Wing - Swept back monoplane wing, Alclad covering with countersunk riveting.
Wing Float - Alclad covering with tubular struts and streamline wire bracing.
Bomb Aimers Window - Retractable viewport
Cockpit - Accommodated two pilots, side by side. All controls except ailerons were duplicated.
Midships Gun Mounting - Gunners stood on a platform with their heads out in the slipstream protected by a windshield. Armament was a Vickers 'K' type gas operated machine gun with five ammunition drums as the front turret.
Forward Entrance Door - One of two doors, this being the usual entrance, the other being on the starboard side just forward of the rear hull step. In addition to these, there was a smaller hatchway just forward of the starboard tailplane.
HF/DF Loop (High Frequency/Direction Finder). Affectionately known as the huff duff. Direction Finding Loop Antenna, this could be rotated from inside the aircraft.
Bomb Room Door - Located, one either side of the hull. Spring loaded doors opened (inwards) to allow bomb racks to be run out from the bomb room to their working position under the wing. The main offensive load was up to 2,000 lb (910 kg)
Forward Hull - This was divided into two decks. The upper accommodating two Pilots, Navigator, Wireless Operator and the Engineer. Towards the rear of the upper deck was stowage for flares and maintenance cradles. The lower deck housed the mooring compartment, lavatory, officer's wardroom, galley and quarters for the crew. The wardroom and crew quarters had bunks and folding tables. The galley was equipped with a cooker, fresh water tank, paraffin tank, draining rack and an ice chest.

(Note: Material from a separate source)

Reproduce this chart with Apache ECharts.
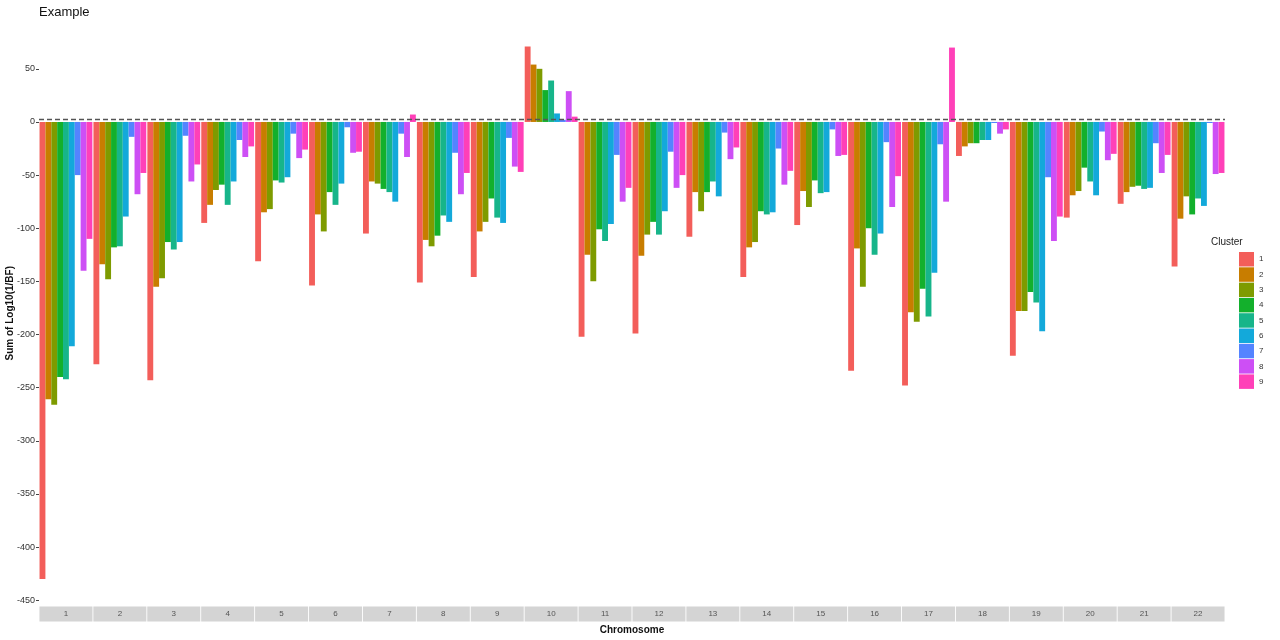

Rear Hull - This area housed general marine equipment, drogues, bollards, anchor etc. there was a fitters work bench complete with a vice, the flare launching chute and flare storage along with a camera mount. Equipment also included two collapsible dinghies and oars, marine distress signals, smoke puffs, telephone system even awnings for use in hot climates!
Planing Hull - The takeoff run of a Sunderland was often dependent only on the length of water that was available. It could be a problem to gain sufficient speed for the aircraft to plane, which meant there wasn't enough speed to become airborne. Once planing, the aircraft had to break free from the suction of the water on the hull. This was partly helped by the "step" in the hull just behind the aircraft's centre of buoyancy at planing speed. The pilot could rock the craft about this point to try to break the downward pull of the water on the surface of the hull. Rough water was a help in freeing the hull from this suction, but on calm days it was often necessary to have a high speed launch criss-cross in front of the aircraft to cause a break in the water flow under the aircraft.